04.27.2016

IEX: Exchange Application Should Be Approved

04.27.2016

Buy-side sponsored alternative trading system IEX wants its application to become a full-fledged public stock exchange approved, despite the debate raised by the venue’s ‘speed bump’ or whether or not its automated quotes should be considered protected.

“Our application complies with the rules as written and should be approved on its own merits,” IEX’s general counsel Sophia Lee wrote in an April 25 letter to the U.S. Securities and Exchange Commission.

IEX said that for other exchanges that wish to deploy a speed bump or introduce latency in order routing, they should be considered individually regardless of the actual delay times.

Last year, IEX submitted is application to become an exchange and as the comment process has unfolded, the way the venue uses a speed bump to delay an order to protect institutional traders from perceived predatory order flow has come under intense scrutiny. In its review of the IEX application, the SEC has focused on IEX’s proposed POP/coil structure speed bump mechanism and how it affects market quality and should it be considered an automated quotation under Regulation National Market Structure.

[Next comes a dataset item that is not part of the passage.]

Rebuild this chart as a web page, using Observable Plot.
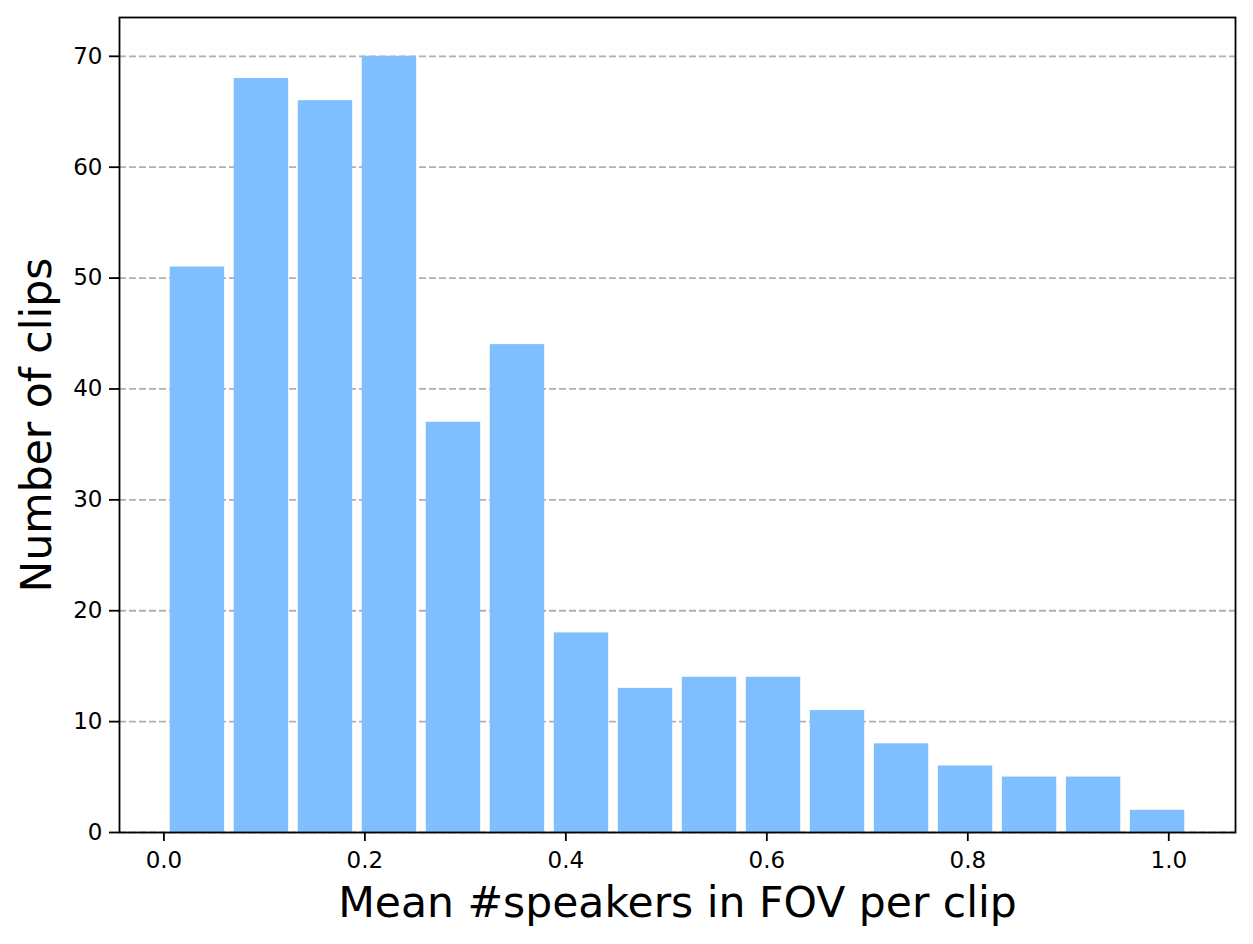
<!DOCTYPE html>
<html>
<head>
<meta charset="utf-8">
<script src="https://cdn.jsdelivr.net/npm/d3@7"></script>
<script src="https://cdn.jsdelivr.net/npm/@observablehq/plot@0.6"></script>
<style>
  html, body { margin: 0; padding: 0; background: #fff; }
  #chart svg { display: block; }
</style>
</head>
<body>
<div id="chart"></div>
<script>
// Histogram counts per bin
const counts = [51, 68, 66, 70, 37, 44, 18, 13, 14, 14, 11, 8, 6, 5, 5, 2];
// Bin range of the histogram (16 equal bins)
const binMin = 0.0015;
const binMax = 1.0207;
// Tick values
const xTicks = [0.0, 0.2, 0.4, 0.6, 0.8, 1.0];
const yTicks = [0, 10, 20, 30, 40, 50, 60, 70];
const xLabel = "Mean #speakers in FOV per clip";
const yLabel = "Number of clips";

const nBins = counts.length;
const binW = (binMax - binMin) / nBins;
const rwidth = 0.85;
const bars = counts.map((c, i) => {
  const lo = binMin + i * binW;
  return {
    x1: lo + binW * (1 - rwidth) / 2,
    x2: lo + binW * (1 + rwidth) / 2,
    count: c
  };
});
const dataMin = bars[0].x1, dataMax = bars[bars.length - 1].x2;
const pad = (dataMax - dataMin) * 0.05;
const yMax = d3.max(counts) * 1.05;

const font = "DejaVu Sans, sans-serif";

const chart = Plot.plot({
  width: 1253,
  height: 944,
  marginLeft: 119,
  marginRight: 18,
  marginTop: 17,
  marginBottom: 112,
  style: { fontFamily: font, background: "#fff", color: "#000" },
  x: { domain: [dataMin - pad, dataMax + pad] },
  y: { domain: [0, yMax] },
  marks: [
    Plot.gridY(yTicks, { stroke: "#b0b0b0", strokeOpacity: 1, strokeWidth: 1.8, strokeDasharray: "7,3" }),
    Plot.rectY(bars, { x1: "x1", x2: "x2", y1: 0, y2: "count", fill: "#80bfff" }),
    Plot.frame({ stroke: "#000", strokeWidth: 1.8 }),
    Plot.axisX(xTicks, {
      tickSize: 9, tickPadding: 10, strokeWidth: 1.8,
      tickFormat: d3.format(".1f"), fontSize: 23, label: null
    }),
    Plot.axisY(yTicks, {
      tickSize: 10, tickPadding: 7, strokeWidth: 1.8,
      tickFormat: d3.format("d"), fontSize: 23, label: null
    }),
    Plot.text([xLabel], {
      text: d => d, frameAnchor: "bottom", lineAnchor: "bottom",
      textAnchor: "middle", dy: 84, fontSize: 42.5, fill: "#000"
    }),
    Plot.text([yLabel], {
      text: d => d, frameAnchor: "left", rotate: -90,
      textAnchor: "middle", lineAnchor: "middle",
      dx: -82, fontSize: 42.5, fill: "#000"
    })
  ]
});
document.getElementById("chart").appendChild(chart);
</script>
</body>
</html>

IEX’s POP and coil infrastructure is how traders and others would connect to the venue. By traveling through the POP/coil route, IEX Users sending non-routable orders to the venue would have a delay or latency of 350 microseconds, one-way.

Critics or those opposed to IEX becoming an exchange argue that this 350-millisecond delay caused by the POP/coil calls into question whether IEX’s quotations meet the definition of automated quotation, and therefore would be a protected quotation under Regulation NMS and Rule 611 in particular. This is a replay of the NYSE-Nasdaq slow-vs-fast market debate on the eve of Regulation NMS back around 2007 and led to NYSE’s eventual acquisition of Archipelago so that it could have a protected quote while bringing its floor-trading system up to speed.

Bearing this in mind, the SEC has been seeking comments on an updated interpretation of automated quotation to permit more flexibility for trading centers, such as IEX, with respect to automated quotations to allow them to develop innovative business models that do not undermine the goals of Rule 611 of Regulation NMS. Specifically, the Commission is proposing to interpret ‘immediate’ when determining whether a trading center maintains an ‘automated quotation’ for purposes of Rule 611 to include response time delays at trading centers that are de minimis, whether intentional or not.

IEX feels this new debate on de minimis is delaying the venue’s request to become a public exchange and the benefits it could bring to the equity marketplace.

Regardless, the SEC has proposed to permit orders be held or delayed in time measurements of under one millisecond or “de minimis.” The SEC has said that, “in the current market, delays of less than a millisecond in quotation response times may be at a de minimis level that would not impair a market participant’s ability to access a quote, consistent with the goals of Rule 611 and because such delays are within the geographic and technological latencies experienced by market participants today.”

This would be to the advantage of IEX and its routing delay. IEX pointed out that if its exchange application as a protected venue with a 350 microsecond speed bump was approved, high-speed traders and their ability to profit from latency arbitrage would be diminished on IEX, and investors would have the option of trading on an exchange that offers protection from it.

IEX argues that its speed bump will reduce latency arbitrage in two ways: by not allowing a high-speed trader from using information from IEX to potentially trade ahead of an IEX member on another market, and by helping prevent a high-speed trader from using information on another market to potentially ‘pick off’ a non-displayed order resting on IEX. Further, IEX said that its automated quotations qualify as protected quotes.

“The proposed interpretation [of de minimis] should be considered separately from IEX’s application to register as a national securities exchange, which should be promptly approved,” IEX’s Lee said. “Opposition to the IEX application is a clear attempt by interested parties to defend today’s predominant business model, which allows them to benefit by a single-minded prioritization of speed above other considerations, in particular investor protection and fair and orderly trading.”

The SEC reportedly is set to revisit the IEX exchange application June 21.